Прошёл месяц. Татьяна Петровна уже вернулась из Турции, загоревшая, чуть уставшая от впечатлений, но счастливая. Море, солнце, заботливые подруги — всё это наполнило её свежими силами. Вечерами она пересматривала фотографии и вспоминала, как в первый же день с восторгом бросилась в тёплые волны.
От Паши не было вестей — только от начальника узнала, что ему дали условный срок, штраф назначили, но в колонию не отправили. «Отделался малой кровью», — только и сказала себе Татьяна Петровна. Ей никто не позвонил ни сообщить, ни попросить помощи. Видимо, сын с Мариной вышли из всей этой истории буквально разорёнными и, наверно, обиженными на весь мир.
Она закрыла альбом со снимками и глянула на фотографию мужа, стоявшую на тумбочке.
— Игорь, — обратилась она тихо, — вот видишь, как получилось.
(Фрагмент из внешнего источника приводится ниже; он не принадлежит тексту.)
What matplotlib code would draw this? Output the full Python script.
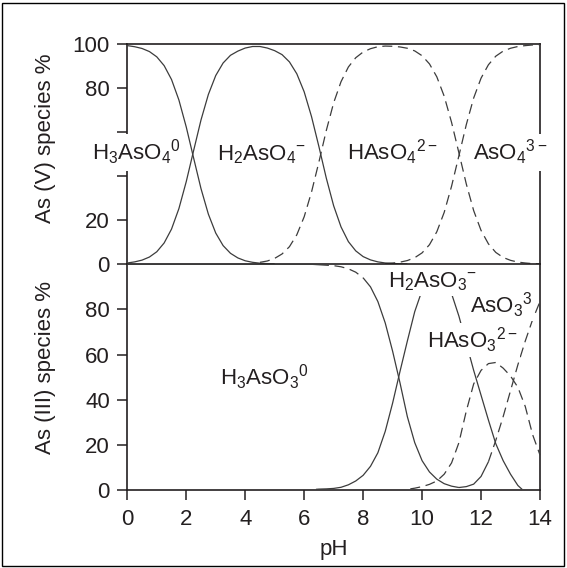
import matplotlib
matplotlib.use("Agg")
import matplotlib.pyplot as plt
from matplotlib.patches import Rectangle

plt.rcParams['font.family'] = ['Liberation Sans', 'DejaVu Sans']
plt.rcParams['mathtext.fontset'] = 'custom'
plt.rcParams['mathtext.rm'] = 'Liberation Sans'
plt.rcParams['mathtext.it'] = 'Liberation Sans'
plt.rcParams['mathtext.bf'] = 'Liberation Sans'

# ---------------- data: As(V) ----------------
ph_h3aso4 = [0, 0.25, 0.5, 0.75, 1.0, 1.25, 1.5, 1.75, 2.0, 2.25, 2.5, 2.75, 3.0, 3.25, 3.5,
             3.75, 4.0, 4.25, 4.5, 4.75, 5.0]
h3aso4 = [99.4, 98.9, 98.1, 96.7, 94.3, 90.3, 84.0, 74.7, 62.4, 48.3, 34.4, 22.8, 14.2, 8.5, 5.0,
          2.9, 1.6, 0.9, 0.5, 0.3, 0.2]

ph_h2aso4 = [0, 0.25, 0.5, 0.75, 1.0, 1.25, 1.5, 1.75, 2.0, 2.25, 2.5, 2.75, 3.0, 3.25, 3.5,
             3.75, 4.0, 4.25, 4.5, 4.75, 5.0, 5.25, 5.5, 5.75, 6.0, 6.25, 6.5, 6.75, 7.0,
             7.25, 7.5, 7.75, 8.0, 8.25, 8.5, 8.75, 9.0, 9.25, 9.5]
h2aso4 = [0.6, 1.1, 1.9, 3.3, 5.7, 9.7, 16.0, 25.3, 37.6, 51.7, 65.6, 77.2, 85.8, 91.5, 95.0,
          96.9, 98.3, 99.0, 99.0, 98.3, 97.1, 95.3, 92.0, 86.6, 78.4, 67.1, 53.5, 39.2, 26.6,
          17.0, 10.3, 6.1, 3.5, 2.0, 1.1, 0.6, 0.4, 0.2, 0.1]

ph_haso4 = [4.5, 4.75, 5.0, 5.25, 5.5, 5.75, 6.0, 6.25, 6.5, 6.75, 7.0, 7.25, 7.5, 7.75, 8.0,
            8.25, 8.5, 8.75, 9.0, 9.25, 9.5, 9.75, 10.0, 10.25, 10.5, 10.75, 11.0, 11.25,
            11.5, 11.75, 12.0, 12.25, 12.5, 12.75, 13.0, 13.25, 13.5, 13.75, 14.0]
haso4 = [0.9, 1.5, 2.7, 4.7, 8.0, 13.4, 21.6, 32.9, 46.5, 60.8, 73.4, 83.0, 89.7, 93.9, 96.5,
         98.0, 98.9, 99.2, 99.1, 98.8, 98.2, 97.0, 94.8, 91.1, 85.2, 76.4, 64.5, 50.6,
         36.5, 24.4, 15.4, 9.3, 5.4, 3.1, 1.8, 1.0, 0.6, 0.3, 0.2]

ph_aso4 = [8.75, 9.0, 9.25, 9.5, 9.75, 10.0, 10.25, 10.5, 10.75, 11.0, 11.25, 11.5, 11.75,
           12.0, 12.25, 12.5, 12.75, 13.0, 13.25, 13.5, 13.75, 14.0]
aso4 = [0.3, 0.55, 0.97, 1.7, 3.0, 5.2, 8.9, 14.8, 23.6, 35.5, 49.4, 63.5, 75.6,
        84.6, 90.7, 94.6, 96.9, 98.2, 99.0, 99.4, 99.7, 99.8]

# ---------------- data: As(III) ----------------
ph_h3aso3 = [0, 6.25, 6.5, 6.75, 7.0, 7.25, 7.5, 7.75, 8.0, 8.25, 8.5, 8.75, 9.0, 9.25,
             9.5, 9.75, 10.0, 10.25, 10.5, 10.75, 11.0, 11.25]
h3aso3 = [100, 100, 99.8, 99.6, 99.4, 98.9, 98.0, 96.5, 94.0, 90.0, 83.5, 74.0, 61.5, 47.5,
          32.5, 21.0, 13.0, 8.0, 4.8, 2.8, 1.7, 1.1]

ph_h2aso3 = [6.4, 6.5, 6.75, 7.0, 7.25, 7.5, 7.75, 8.0, 8.25, 8.5, 8.75, 9.0, 9.25, 9.5,
             9.75, 10.0, 10.25, 10.5, 10.75, 11.0, 11.25, 11.5, 11.75, 12.0, 12.25, 12.5,
             12.75, 13.0, 13.25, 13.4]
h2aso3 = [0.3, 0.4, 0.5, 0.7, 1.2, 2.3, 4.0, 6.5, 10.5, 16.5, 26.0, 38.5, 52.5, 66.0,
          79.0, 88.5, 93.0, 95.0, 93.5, 87.0, 77.0, 65.0, 53.0, 42.0, 31.0, 20.5,
          13.0, 7.0, 2.0, 0.2]

ph_haso3 = [9.6, 9.75, 10.0, 10.25, 10.5, 10.75, 11.0, 11.25, 11.5, 11.75, 12.0, 12.25,
            12.5, 12.75, 13.0, 13.25, 13.5, 13.75, 14.0]
haso3 = [0.5, 0.8, 1.5, 2.5, 4.0, 7.0, 12.0, 21.0, 35.0, 47.0, 53.0, 56.0,
         56.5, 54.0, 50.5, 45.5, 37.0, 24.5, 15.5]

ph_aso3 = [11.25, 11.5, 11.75, 12.0, 12.25, 12.5, 12.75, 13.0, 13.25, 13.5, 13.75, 14.0]
aso3 = [1.1, 1.5, 2.6, 6.0, 12.5, 22.0, 32.5, 44.0, 55.5, 66.0, 75.5, 83.5]

x_ticks = [0, 2, 4, 6, 8, 10, 12, 14]
top_yticks = [0, 20, 40, 60, 80, 100]
top_yticklabels = ['0', '20', '', '', '80', '100']
bot_yticks = [0, 20, 40, 60, 80]

# ---------------- styling ----------------
W, H = 567, 568
fig = plt.figure(figsize=(W / 100, H / 100), dpi=100)
LC = '#3c3c3c'
TC = '#231f20'
LW = 0.9
DASH = (0, (8, 4.5))
FS = 16

def px_box(l, t, r, b):
    return [l / W, 1 - b / H, (r - l) / W, (b - t) / H]

ax1 = fig.add_axes(px_box(127.3, 44.3, 540, 264.3))
ax2 = fig.add_axes(px_box(127.3, 264.3, 540, 490))

def plot_seg(ax, x, y, i0, i1, style):
    ax.plot(x[i0:i1 + 1], y[i0:i1 + 1], color=LC, lw=LW, linestyle=style,
            solid_capstyle='butt', zorder=2, clip_on=False)

# top panel
plot_seg(ax1, ph_h3aso4, h3aso4, 0, len(h3aso4) - 1, '-')
plot_seg(ax1, ph_h2aso4, h2aso4, 0, len(h2aso4) - 1, '-')
plot_seg(ax1, ph_haso4, haso4, 0, len(haso4) - 1, DASH)
plot_seg(ax1, ph_aso4, aso4, 0, len(aso4) - 1, DASH)

# bottom panel
i_d0 = ph_h3aso3.index(6.5)
i_d1 = ph_h3aso3.index(8.0)
plot_seg(ax2, ph_h3aso3, h3aso3, 0, i_d0, '-')
plot_seg(ax2, ph_h3aso3, h3aso3, i_d0, i_d1, DASH)
plot_seg(ax2, ph_h3aso3, h3aso3, i_d1, len(h3aso3) - 1, '-')
plot_seg(ax2, ph_h2aso3, h2aso3, 0, len(h2aso3) - 1, '-')
plot_seg(ax2, ph_haso3, haso3, 0, len(haso3) - 1, DASH)
i_s = ph_aso3.index(12.25)
plot_seg(ax2, ph_aso3, aso3, 0, i_s, '-')
plot_seg(ax2, ph_aso3, aso3, i_s, len(aso3) - 1, DASH)

for ax in (ax1, ax2):
    ax.set_xlim(0, 14)
    for s in ax.spines.values():
        s.set_linewidth(1.2)
        s.set_color(TC)
        s.set_zorder(1)
    ax.tick_params(direction='out', length=7.5, width=1.1, colors=TC,
                   labelsize=FS, pad=5)

ax1.set_ylim(0, 100)
ax1.set_yticks(top_yticks)
ax1.set_yticklabels(top_yticklabels)
ax1.set_xticks([])
ax1.spines['bottom'].set_visible(False)

ax2.set_ylim(0, 100)
ax2.set_yticks(bot_yticks)
ax2.set_xticks(x_ticks)
ax2.spines['top'].set_linewidth(1.2)
ax2.tick_params(axis='x', pad=6)

# species labels (white boxes hide the curves behind them)
def lab(ax, x, y, s, pad=0.18):
    ax.text(x, y, s, fontsize=FS, color=TC, ha='left', va='baseline',
            zorder=5, clip_on=False,
            bbox=dict(facecolor='white', edgecolor='none', pad=pad * FS))

lab(ax1, -1.2, 47.4, r'H$_3$AsO$_4$$^0$')
lab(ax1, 3.03, 47.4, r'H$_2$AsO$_4$$^{-}$')
lab(ax1, 7.45, 47.4, r'HAsO$_4$$^{2-}$')
lab(ax1, 11.73, 47.4, r'AsO$_4$$^{3-}$')

lab(ax2, 3.14, 46.7, r'H$_3$AsO$_3$$^0$', pad=0.1)
lab(ax2, 8.84, 89.6, r'H$_2$AsO$_3$$^{-}$', pad=0.1)
lab(ax2, 11.62, 78.5, r'AsO$_3$$^{3}$', pad=0.05)
lab(ax2, 10.16, 63.0, r'HAsO$_3$$^{2-}$', pad=0.1)

fig.text(46 / W, 1 - 138 / H, 'As (V) species %', rotation=90, ha='center', va='center',
         fontsize=FS, color=TC)
fig.text(46 / W, 1 - 368 / H, 'As (III) species %', rotation=90, ha='center', va='center',
         fontsize=FS, color=TC)
fig.text(333.6 / W, 1 - 550 / H, 'pH', ha='center', va='center', fontsize=FS, color=TC)

fig.patches.append(Rectangle((2 / W, 2 / H), (W - 5) / W, (H - 5) / H,
                             transform=fig.transFigure, fill=False,
                             edgecolor='black', linewidth=1.0))

fig.savefig('out.png', dpi=100)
Но я сделала всё, что могла. Пускай теперь сам разбирается в жизни.
Татьяна Петровна чувствовала печаль из-за сына, но и гордость за себя — за то, что не прогнулась, не отдала накопления, не отказалась от давней мечты. Жизнь, возможно, ещё в чём-то преподнесёт ей сюрпризы, однако своё небольшое, но важное сражение она выиграла. И теперь, глядя на чёрно-белое фото мужа, она знала: он бы одобрил её выбор.
— Да, тяжко, Игорёк, — шёпотом произнесла она. — Но главное, что я не сломалась. И всё-таки побывала на море, представляешь?